Northern Technologies International Corporation 2019 Stock Incentive Plan

EX-4.2 2 exh_42.htm EXHIBIT 4.2

Exhibit 4.2



description of common stock of

northern technologies international corporation


The following summary description of the general terms and provisions of the common stock of Northern Technologies International Corporation is a summary only and, therefore, is not complete and is subject to, and qualified in its entirety by reference to, the terms and provisions of NTIC’s Restated Certificate of Incorporation, as amended, NTIC’s Amended and Restated Bylaws, and the applicable provisions of the Delaware General Corporation Law. NTIC’s Restated Certificate of Incorporation, as amended, and NTIC’s Amended and Restated Bylaws have previously been filed as exhibits with the SEC.


Common Stock


Authorized.  We currently have authority to issue up to 15,000,000 shares of common stock, $0.02 par value per share. As of November 11, 2019, we had 9,090,413 shares of common stock outstanding.  We may amend from time to time our Restated Certificate of Incorporation, as amended, to increase the number of authorized shares of common stock.  Any such amendment would require the approval of the holders of a majority of the voting power of the shares entitled to vote thereon.


Voting. For all matters submitted to a vote of stockholders, each holder of common stock is entitled to one vote for each share registered in the holder’s name on our books. Our common stock does not have cumulative voting rights. As a result, holders of a majority of our outstanding common stock can elect all of the directors who are up for election in a particular year.


Dividends. If our board of directors declares a dividend, holders of common stock will receive payments from our funds that are legally available to pay dividends. However, this dividend right is subject to any preferential dividend rights we may grant to the persons who hold preferred stock, if any is outstanding.


Liquidation and Dissolution. If we are liquidated or dissolve, the holders of our common stock will be entitled to share ratably in all the assets that remain after we pay our liabilities and any amounts we may owe to the persons who hold preferred stock, if any is outstanding.


Fully Paid and Nonassessable.  All shares of our outstanding common stock are fully paid and nonassessable.


Other Rights and Restrictions.
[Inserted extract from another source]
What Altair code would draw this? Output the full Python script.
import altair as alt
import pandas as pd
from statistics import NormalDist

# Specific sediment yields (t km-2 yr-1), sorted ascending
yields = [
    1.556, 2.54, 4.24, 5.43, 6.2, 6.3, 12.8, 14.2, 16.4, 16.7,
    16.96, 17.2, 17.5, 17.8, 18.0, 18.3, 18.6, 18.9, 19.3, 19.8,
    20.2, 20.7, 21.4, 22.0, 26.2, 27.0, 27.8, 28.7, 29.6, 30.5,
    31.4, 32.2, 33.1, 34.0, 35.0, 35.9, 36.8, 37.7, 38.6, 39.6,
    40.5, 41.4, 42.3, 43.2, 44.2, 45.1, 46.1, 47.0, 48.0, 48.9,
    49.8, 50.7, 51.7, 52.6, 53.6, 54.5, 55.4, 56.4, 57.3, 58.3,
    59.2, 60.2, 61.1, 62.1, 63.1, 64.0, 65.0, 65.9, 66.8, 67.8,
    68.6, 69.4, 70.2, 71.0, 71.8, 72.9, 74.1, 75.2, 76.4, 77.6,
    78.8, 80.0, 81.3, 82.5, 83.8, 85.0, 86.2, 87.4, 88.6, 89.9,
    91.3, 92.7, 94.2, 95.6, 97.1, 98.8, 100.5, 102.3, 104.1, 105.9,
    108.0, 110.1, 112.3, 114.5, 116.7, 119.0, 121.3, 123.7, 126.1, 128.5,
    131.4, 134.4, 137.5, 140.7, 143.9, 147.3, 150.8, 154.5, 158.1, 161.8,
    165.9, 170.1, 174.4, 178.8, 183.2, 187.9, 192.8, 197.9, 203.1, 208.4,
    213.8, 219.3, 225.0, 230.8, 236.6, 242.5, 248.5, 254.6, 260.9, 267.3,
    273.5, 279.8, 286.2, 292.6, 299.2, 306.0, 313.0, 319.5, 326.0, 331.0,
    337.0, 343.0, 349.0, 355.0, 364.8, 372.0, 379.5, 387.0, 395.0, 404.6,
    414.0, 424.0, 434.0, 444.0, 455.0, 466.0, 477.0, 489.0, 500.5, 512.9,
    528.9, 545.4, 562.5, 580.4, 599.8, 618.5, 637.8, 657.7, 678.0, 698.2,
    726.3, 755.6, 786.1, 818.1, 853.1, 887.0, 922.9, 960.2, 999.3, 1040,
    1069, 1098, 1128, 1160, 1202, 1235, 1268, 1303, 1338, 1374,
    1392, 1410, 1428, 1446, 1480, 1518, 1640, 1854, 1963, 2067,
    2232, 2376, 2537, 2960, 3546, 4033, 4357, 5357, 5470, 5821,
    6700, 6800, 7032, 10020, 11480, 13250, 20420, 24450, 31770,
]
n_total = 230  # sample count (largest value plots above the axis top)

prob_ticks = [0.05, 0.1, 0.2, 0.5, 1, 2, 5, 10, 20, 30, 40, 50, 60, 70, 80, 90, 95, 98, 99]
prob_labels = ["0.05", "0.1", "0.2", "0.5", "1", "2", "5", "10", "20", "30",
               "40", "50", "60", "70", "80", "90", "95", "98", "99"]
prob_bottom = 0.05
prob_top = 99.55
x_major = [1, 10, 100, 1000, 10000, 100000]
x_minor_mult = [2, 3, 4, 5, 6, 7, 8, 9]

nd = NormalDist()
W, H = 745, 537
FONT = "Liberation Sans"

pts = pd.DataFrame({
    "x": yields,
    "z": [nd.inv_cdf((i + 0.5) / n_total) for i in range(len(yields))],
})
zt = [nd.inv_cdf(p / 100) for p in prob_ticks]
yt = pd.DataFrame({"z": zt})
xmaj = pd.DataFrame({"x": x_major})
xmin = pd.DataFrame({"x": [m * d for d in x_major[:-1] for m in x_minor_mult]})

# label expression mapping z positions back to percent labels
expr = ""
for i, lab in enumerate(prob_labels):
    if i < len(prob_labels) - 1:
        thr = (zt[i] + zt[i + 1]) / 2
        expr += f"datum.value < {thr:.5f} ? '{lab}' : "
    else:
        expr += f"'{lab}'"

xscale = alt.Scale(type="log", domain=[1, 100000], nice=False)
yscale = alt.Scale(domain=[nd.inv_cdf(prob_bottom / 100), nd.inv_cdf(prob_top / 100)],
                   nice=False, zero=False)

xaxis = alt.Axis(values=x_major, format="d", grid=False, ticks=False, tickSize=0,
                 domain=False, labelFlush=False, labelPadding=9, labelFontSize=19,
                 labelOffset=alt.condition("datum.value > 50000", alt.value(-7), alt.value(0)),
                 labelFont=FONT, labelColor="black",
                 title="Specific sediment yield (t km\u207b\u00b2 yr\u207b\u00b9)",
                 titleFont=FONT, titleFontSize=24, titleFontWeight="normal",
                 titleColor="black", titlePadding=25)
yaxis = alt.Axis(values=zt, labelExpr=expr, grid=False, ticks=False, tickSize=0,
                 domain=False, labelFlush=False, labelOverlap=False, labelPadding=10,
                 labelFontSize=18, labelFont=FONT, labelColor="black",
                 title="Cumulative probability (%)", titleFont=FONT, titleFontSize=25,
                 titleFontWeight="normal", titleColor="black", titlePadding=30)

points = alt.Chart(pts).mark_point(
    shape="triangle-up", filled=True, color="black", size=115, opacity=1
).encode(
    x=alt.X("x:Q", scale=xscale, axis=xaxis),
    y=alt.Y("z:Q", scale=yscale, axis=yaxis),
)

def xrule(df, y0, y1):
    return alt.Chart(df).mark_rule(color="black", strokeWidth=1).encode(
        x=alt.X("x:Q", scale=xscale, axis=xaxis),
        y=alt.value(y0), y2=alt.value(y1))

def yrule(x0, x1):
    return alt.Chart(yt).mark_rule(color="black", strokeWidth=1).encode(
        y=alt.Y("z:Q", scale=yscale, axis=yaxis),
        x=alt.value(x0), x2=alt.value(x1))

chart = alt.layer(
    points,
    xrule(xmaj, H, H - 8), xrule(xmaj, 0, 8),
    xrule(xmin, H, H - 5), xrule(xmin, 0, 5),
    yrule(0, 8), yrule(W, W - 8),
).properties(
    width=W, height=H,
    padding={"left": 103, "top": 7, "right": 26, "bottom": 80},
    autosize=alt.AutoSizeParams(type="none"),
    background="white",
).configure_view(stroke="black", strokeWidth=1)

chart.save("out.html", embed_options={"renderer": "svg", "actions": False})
Holders of our common stock do not have preemptive or subscription rights, and they have no right to convert their common stock into any other securities. Our common stock is not subject to redemption by us. The rights, preferences, and privileges of common stockholders are subject to the rights of the stockholders of any series of preferred stock which we may designate in the future. Our Restated Certificate of Incorporation, as amended, and Amended and Restated Bylaws do not restrict the ability of a holder of common stock to transfer his or her shares of common stock.


Listing. Our common stock is listed on the Nasdaq Global Market under the symbol “NTIC.”


Transfer Agent and Registrar. The transfer agent and registrar for our common stock is Broadridge Financial Services.